Copy out all the lines where "this" shows up.

..........

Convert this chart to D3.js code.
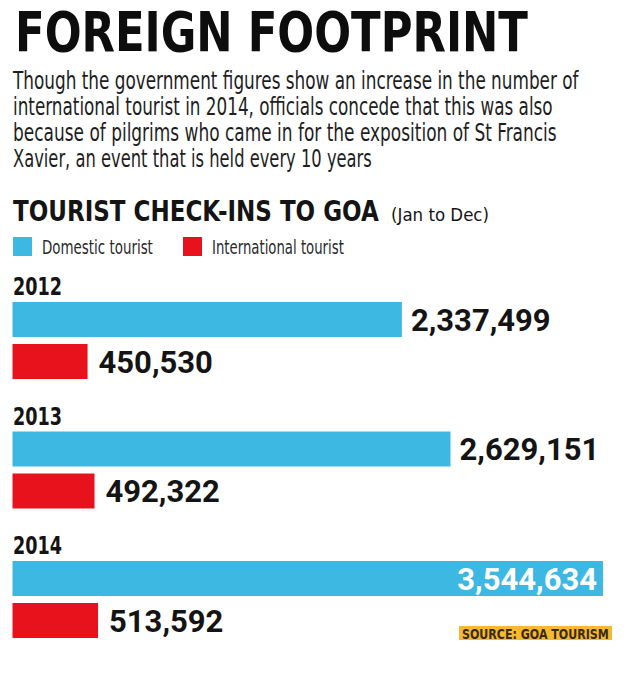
<!DOCTYPE html>
<html><head><meta charset="utf-8">
<script src="https://cdn.jsdelivr.net/npm/d3@7"></script>
<style>body{margin:0;background:#fff}svg{display:block}</style>
</head><body>
<svg id="chart" width="640" height="690"></svg>
<script>
const years = ["2012", "2013", "2014"];
const domestic = [2337499, 2629151, 3544634];
const international = [450530, 492322, 513592];
const seriesNames = ["Domestic tourist", "International tourist"];
const seriesColors = ["#3cb8e3", "#e8121d"];
const title = "FOREIGN FOOTPRINT";
const subtitleLines = [
  "Though the government figures show an increase in the number of",
  "international tourist in 2014, officials concede that this was also",
  "because of pilgrims who came in for the exposition of St Francis",
  "Xavier, an event that is held every 10 years"
];
const chartHeading = "TOURIST CHECK-INS TO GOA";
const chartPeriod = "(Jan to Dec)";
const sourceText = "SOURCE: GOA TOURISM";

const narrow = "'Liberation Sans Narrow','Arial Narrow','DejaVu Sans Condensed',sans-serif";
const numFont = "Roboto,'Liberation Sans',sans-serif";
const ink = "#141414";

const svg = d3.select("#chart");

// Squeeze a text horizontally to a given width using a transform
function fit(sel, x, y, w) {
  sel.each(function(d, i) {
    const el = d3.select(this).attr("x", 0).attr("y", 0);
    const len = this.getComputedTextLength();
    const xx = typeof x === "function" ? x(d, i) : x;
    const yy = typeof y === "function" ? y(d, i) : y;
    const ww = typeof w === "function" ? w(d, i) : w;
    el.attr("transform", `translate(${xx},${yy}) scale(${ww / len},1)`);
  });
  return sel;
}

// Title
svg.append("text")
  .attr("font-family", narrow).attr("font-weight", 700).attr("font-size", 54.5)
  .attr("fill", "#0d0d0d").text(title)
  .call(fit, 15, 51, 513);

// Subtitle
const subWidths = [566, 540, 544, 359];
svg.append("g").selectAll("text").data(subtitleLines).join("text")
  .attr("font-family", narrow).attr("font-size", 24)
  .attr("fill", "#1e1e1e").text(d => d)
  .call(fit, 13, (d, i) => 89 + i * 26, (d, i) => subWidths[i]);

// Chart heading
svg.append("text")
  .attr("font-family", narrow).attr("font-weight", 700).attr("font-size", 28)
  .attr("fill", ink).text(chartHeading)
  .call(fit, 13, 221, 366);
svg.append("text")
  .attr("font-family", narrow).attr("font-size", 17)
  .attr("fill", ink).text(chartPeriod)
  .call(fit, 391, 221, 98);

// Legend
const legendX = [13, 183];
const legendW = [111, 132];
const lg = svg.append("g").selectAll("g").data(seriesNames).join("g")
  .attr("transform", (d, i) => `translate(${legendX[i]},237)`);
lg.append("rect").attr("width", 19).attr("height", 19).attr("fill", (d, i) => seriesColors[i]);
lg.append("text")
  .attr("font-family", narrow).attr("font-size", 20)
  .attr("fill", "#2a2a2a").text(d => d)
  .call(fit, 29, 17, (d, i) => legendW[i]);

// Scales
const x = d3.scaleLinear().domain([0, d3.max(domestic)]).range([12.5, 603]);
const y = d3.scaleBand().domain(years).range([277, 277 + 3 * 129.5]);
const barH = 35;
const offsets = [25, 67];

const data = years.map((yr, i) => ({ year: yr, values: [domestic[i], international[i]] }));
const groups = svg.append("g").selectAll("g").data(data).join("g")
  .attr("transform", d => `translate(0,${y(d.year)})`);

groups.append("text")
  .attr("font-family", narrow).attr("font-weight", 700).attr("font-size", 25)
  .attr("fill", ink).text(d => d.year)
  .call(fit, 13, 18, 49);

const fmt = d3.format(",");
groups.each(function(d) {
  const g = d3.select(this);
  d.values.forEach((v, s) => {
    const top = offsets[s];
    g.append("rect").attr("x", x(0)).attr("y", top)
      .attr("width", x(v) - x(0)).attr("height", barH)
      .attr("fill", seriesColors[s]);
    const inside = x(v) > 560;
    g.append("text")
      .attr("x", inside ? x(v) - 6 : x(v) + (s === 0 ? 9 : 11))
      .attr("y", top + barH / 2 + 11)
      .attr("text-anchor", inside ? "end" : "start")
      .attr("font-family", numFont).attr("font-weight", 700).attr("font-size", 31)
      .attr("fill", inside ? "#ffffff" : ink)
      .text(fmt(v));
  });
});

// Source
svg.append("rect").attr("x", 459).attr("y", 626).attr("width", 153).attr("height", 14).attr("fill", "#f6b930");
svg.append("text")
  .attr("font-family", narrow).attr("font-weight", 700).attr("font-size", 14)
  .attr("fill", "#3a2a10").text(sourceText)
  .call(fit, 462, 638.5, 147);
</script>
</body></html>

..........

**OUTPUT BELOW:**
Convert this chart to D3.js code.
  "international tourist in 2014, officials concede that this was also",
    const el = d3.select(this).attr("x", 0).attr("y", 0);
    const len = this.getComputedTextLength();
  const g = d3.select(this);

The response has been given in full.